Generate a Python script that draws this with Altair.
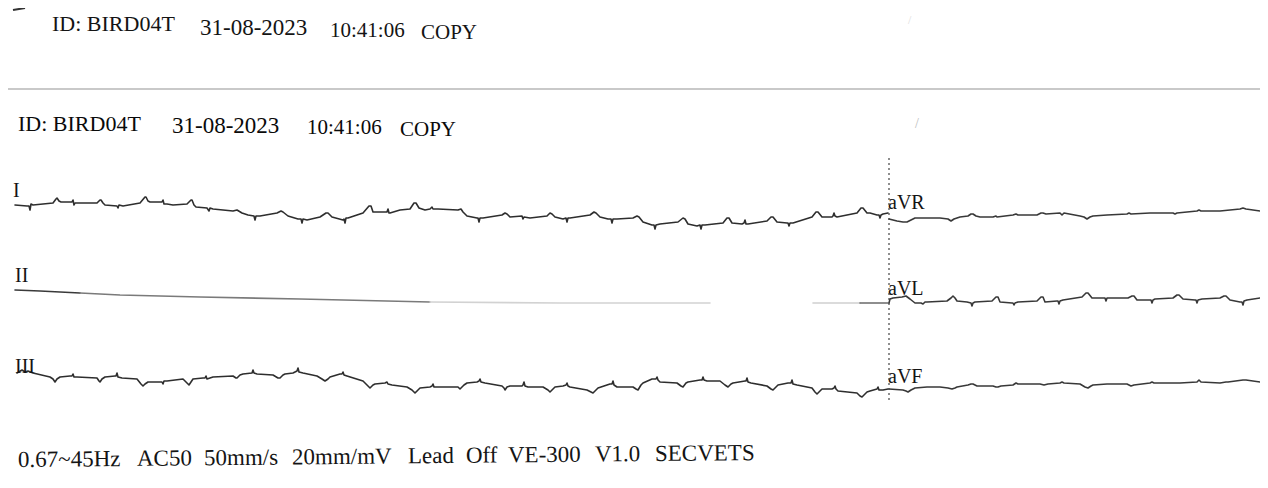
import altair as alt
import pandas as pd

# ---- data (image pixel units) ----
LEAD_I = [(15,205),(27,206),(29,206),(30,210),(31,204),(33,205),
(53,203),(56,199),(57,198),(59,201),(61,202),(72,202),(73,200),(74,205),(75,203),(77,203),
(97,203),(100,200),(101,200),(103,203),(105,205),(117,206),(118,208),(119,205),(123,206),
(140,203),(145,197),(146,197),(148,201),(150,202),(162,202),(163,200),(164,204),(167,204),(173,205),
(187,204),(191,200),(192,200),(194,205),(196,207),(207,208),(209,211),(210,208),(213,209),
(233,211),(237,210),(242,213),(248,215),(254,216),(255,220),(256,216),(260,216),
(277,213),(281,211),(283,212),(288,216),(298,219),(301,219),(302,223),(303,219),(307,220),
(320,217),(326,213),(328,213),(332,217),(343,220),(344,219),(345,223),(346,218),(348,218),
(363,213),(369,206),(371,206),(373,212),(387,212),(388,209),(389,213),(390,213),(400,210),
(410,209),(414,203),(416,203),(419,208),(425,210),(430,209),(432,207),(433,209),(438,209),
(458,210),(461,209),(463,212),(467,216),(477,218),(478,218),(479,222),(480,218),(483,218),
(502,215),(505,213),(507,214),(510,217),(522,216),(523,219),(524,217),(530,218),
(547,216),(550,213),(552,214),(555,217),(563,219),(566,218),(567,222),(568,218),(570,218),
(590,215),(594,212),(596,213),(600,217),(608,219),(611,219),(612,223),(613,219),(617,219),
(633,218),(637,216),(639,217),(643,222),(652,225),(654,225),(655,229),(656,225),(660,224),
(678,222),(683,218),(685,219),(688,224),(697,226),(700,225),(701,229),(702,225),(705,225),
(723,223),(727,218),(729,218),(732,223),(742,224),(744,223),(745,220),(746,224),(748,224),
(767,221),(771,217),(773,217),(777,222),(787,223),(788,223),(789,226),(790,223),(793,223),
(812,217),(816,212),(818,212),(822,217),(832,217),(833,216),(834,213),(835,216),(837,217),
(857,213),(861,208),(863,208),(867,213),(870,213),(877,215),(879,215),(880,218),(881,215),(883,214),(888,213)]

LEAD_AVR = [(889,219),(897,221),(903,222),(907,222),(915,218),(930,218),(940,218),(948,219),(951,221),(954,219),(960,217),
(968,216),(971,214),(973,214),(976,216),(980,217),(993,217),(996,216),(997,217),(1013,215),(1016,214),(1018,215),
(1037,215),(1041,213),(1043,213),(1046,214),(1060,213),(1062,215),(1064,213),(1080,216),(1084,217),(1087,219),(1090,217),(1093,216),
(1107,215),(1127,214),(1129,213),(1131,214),(1150,213),(1173,213),(1175,214),(1177,213),(1197,211),(1199,210),(1201,211),
(1220,211),(1240,209),(1243,208),(1246,209),(1267,212)]

LEAD_II_DARK = [(15,290),(40,291),(80,293)]
LEAD_II_MID = [(80,293),(120,295),(200,297),(300,299),(430,302)]
LEAD_II_FAINT = [(430,302),(560,303),(710,303)]
LEAD_II_FAINT2 = [(813,303),(860,303)]
LEAD_II_END = [(860,303),(888,303)]

LEAD_AVL = [(889,303),(890,299),(893,298),(902,297),(906,296),(910,299),(915,303),(921,303),(923,304),(925,302),(927,302),
(947,301),(951,298),(953,296),(955,298),(957,301),(967,302),(971,303),(972,306),(973,303),(975,302),
(992,301),(996,297),(998,297),(1000,302),(1012,303),(1013,303),(1014,305),(1015,303),(1018,302),
(1037,301),(1041,297),(1043,297),(1045,302),(1057,301),(1058,301),(1059,304),(1060,301),(1063,300),
(1082,297),(1086,293),(1088,293),(1092,298),(1103,298),(1105,298),(1106,301),(1107,298),(1110,298),
(1128,298),(1132,296),(1134,296),(1137,300),(1148,300),(1151,300),(1152,303),(1153,300),(1155,299),
(1173,298),(1177,295),(1179,295),(1183,299),(1195,300),(1196,300),(1197,303),(1198,300),(1202,299),
(1220,298),(1224,296),(1226,296),(1230,300),(1240,302),(1242,302),(1243,305),(1244,301),(1247,300),(1267,297)]

LEAD_III = [(17,373),(22,370),(25,372),(28,371),(33,373),(50,377),(53,379),(55,382),(57,379),(60,377),(70,376),(72,376),(73,374),(74,377),(77,377),
(97,378),(99,381),(100,382),(102,379),(105,377),(115,376),(116,376),(117,373),(118,377),(122,378),
(137,379),(141,384),(143,386),(145,384),(148,382),(160,382),(162,382),(163,384),(164,381),(167,381),
(183,379),(187,383),(189,385),(191,382),(193,379),(203,378),(205,378),(206,376),(207,379),(213,377),
(233,376),(236,378),(237,378),(240,375),(243,374),(252,373),(253,370),(254,373),(257,374),
(273,375),(278,378),(280,378),(283,375),(285,374),(293,373),(297,371),(298,368),(299,372),(303,373),
(317,376),(322,379),(325,381),(328,379),(330,377),(340,374),(342,374),(343,372),(344,375),(347,376),
(363,381),(367,385),(370,388),(373,385),(375,384),(385,383),(387,382),(388,384),(392,385),
(407,387),(412,390),(415,393),(418,390),(420,388),(430,387),(432,386),(433,384),(434,387),(443,387),
(458,387),(460,389),(464,385),(467,383),(477,382),(479,381),(480,379),(481,382),(485,383),
(502,386),(504,388),(505,390),(507,387),(510,386),(522,386),(523,385),(524,382),(525,386),(528,387),
(543,387),(548,390),(550,392),(553,389),(555,387),(563,386),(566,385),(567,383),(568,386),(570,387),
(587,390),(591,392),(593,393),(596,390),(598,388),(610,384),(612,384),(613,381),(614,385),(617,387),
(633,387),(636,389),(638,390),(641,385),(643,383),(652,379),(656,379),(657,377),(658,380),(660,382),
(677,383),(681,386),(683,387),(686,383),(688,382),(700,380),(702,380),(703,377),(704,380),(707,381),
(720,381),(725,385),(728,387),(731,384),(733,383),(745,381),(746,381),(747,378),(748,382),(751,383),
(767,386),(771,389),(773,390),(776,387),(778,385),(788,383),(791,383),(792,380),(793,384),(797,385),
(812,388),(815,392),(817,394),(820,391),(822,389),(832,389),(834,388),(835,386),(836,389),(838,391),
(857,393),(860,396),(862,397),(865,394),(867,392),(870,391),(877,389),(878,387),(879,390),(883,390),(888,389)]

LEAD_AVF = [(889,389),(903,390),(906,391),(908,392),(911,390),(915,388),(927,387),(940,387),(948,388),(952,389),(955,388),(957,387),
(968,385),(971,384),(973,384),(977,386),(993,386),(996,387),(998,387),(1001,386),(1013,385),(1016,383),(1018,384),
(1040,384),(1044,385),(1048,384),(1060,383),(1062,382),(1064,383),(1080,384),(1085,387),(1088,388),(1091,386),(1093,385),
(1107,384),(1127,384),(1131,386),(1134,385),(1150,383),(1152,382),(1154,383),(1173,383),(1180,383),(1197,382),(1199,380),(1201,382),
(1220,383),(1226,382),(1228,382),(1243,380),(1246,380),(1267,383)]

LEAD_NAMES = ["I", "II", "III", "aVR", "aVL", "aVF"]
HEADER = ["ID: BIRD04T", "31-08-2023", "10:41:06", "COPY"]
FOOTER = ["0.67~45Hz", "AC50", "50mm/s", "20mm/mV", "Lead", "Off", "VE-300", "V1.0", "SECVETS"]

# ---- build the trace table ----
segments = [
    ("I", LEAD_I, "#2e2e2e"), ("aVR", LEAD_AVR, "#383838"),
    ("II_a", LEAD_II_DARK, "#3a3a3a"), ("II_b", LEAD_II_MID, "#7a7a7a"),
    ("II_c", LEAD_II_FAINT, "#d2d2d2"), ("II_d", LEAD_II_FAINT2, "#cfcfcf"),
    ("II_e", LEAD_II_END, "#6a6a6a"),
    ("aVL", LEAD_AVL, "#383838"), ("III", LEAD_III, "#2e2e2e"), ("aVF", LEAD_AVF, "#383838"),
]
rows = []
for name, pts, col in segments:
    for i, (px, py) in enumerate(pts):
        rows.append({"seg": name, "i": i, "x": px, "y": py, "c": col})
df = pd.DataFrame(rows)

W, H = 1252, 470
X0, Y0 = 8, 8
xs = alt.Scale(domain=[X0, X0 + W], nice=False, zero=False)
ys = alt.Scale(domain=[Y0, Y0 + H], nice=False, zero=False, reverse=True)

traces = alt.Chart(df).mark_line(strokeWidth=1.6, interpolate="linear", clip=False,
                                 strokeJoin="round", strokeCap="round").encode(
    x=alt.X("x:Q", scale=xs, axis=None),
    y=alt.Y("y:Q", scale=ys, axis=None),
    detail="seg:N",
    order="i:Q",
    color=alt.Color("c:N", scale=None),
)

one = alt.Data(values=[{"k": 1}])

def txt(s, px, py, size, color="#141414", font="Liberation Serif", angle=None):
    kw = dict(text=s, x=px - X0, y=py - Y0, align="left", baseline="alphabetic",
              font=font, fontSize=size, color=color)
    if angle is not None:
        kw["angle"] = angle
    return alt.Chart(one).mark_text(**kw)

layers = [traces]

# header row 1
for s, px, py, sz in zip(HEADER, [52, 200, 330, 421], [31, 35, 37, 39], [22, 23, 21, 21]):
    layers.append(txt(s, px, py, sz))
# header row 2
for s, px, py, sz in zip(HEADER, [18, 172, 307, 400], [131, 133, 134, 136], [22, 23, 21, 21]):
    layers.append(txt(s, px, py, sz, color="#0a0a0a"))

# lead labels
for s, px, py in zip(LEAD_NAMES, [13, 15, 15, 888, 888, 888], [197, 282, 373, 209, 295, 383]):
    layers.append(txt(s, px, py, 20))

# footer words (slightly tilted line)
fx = [18, 137, 204, 292, 408, 466, 508, 595, 655]
for s, px in zip(FOOTER, fx):
    py = 467 - 7 * (px - 18) / 737
    layers.append(txt(s, px, py, 23, angle=359.5))

# separator line, dotted divider, small marks
layers.append(alt.Chart(one).mark_rule(color="#c9c9c9", strokeWidth=2).encode(
    x=alt.value(0), x2=alt.value(W), y=alt.value(89 - Y0)))
layers.append(alt.Chart(one).mark_rule(color="#444444", strokeWidth=1.2, strokeDash=[2, 3]).encode(
    x=alt.value(889 - X0), y=alt.value(158 - Y0), y2=alt.value(402 - Y0)))
layers.append(alt.Chart(one).mark_rule(color="#333333", strokeWidth=2).encode(
    x=alt.value(13 - X0), x2=alt.value(25 - X0), y=alt.value(10 - Y0), y2=alt.value(8 - Y0)))
layers.append(txt("/", 915, 128, 14, color="#bdbdbd"))
layers.append(txt("/", 908, 24, 12, color="#dddddd"))

chart = alt.layer(*layers).properties(
    width=W, height=H, padding=0, autosize=alt.AutoSizeParams(type="none"),
    background="#ffffff",
).configure_view(stroke=None)

chart.save("out.html", embed_options={"renderer": "svg", "actions": False})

--------------------------------------------------

Task objective:
Repeat the listing above from its first line through the line that contains "import pandas as pd", both included, and nothing more. Drop the pictures.

Result:
Generate a Python script that draws this with Altair.
import altair as alt
import pandas as pd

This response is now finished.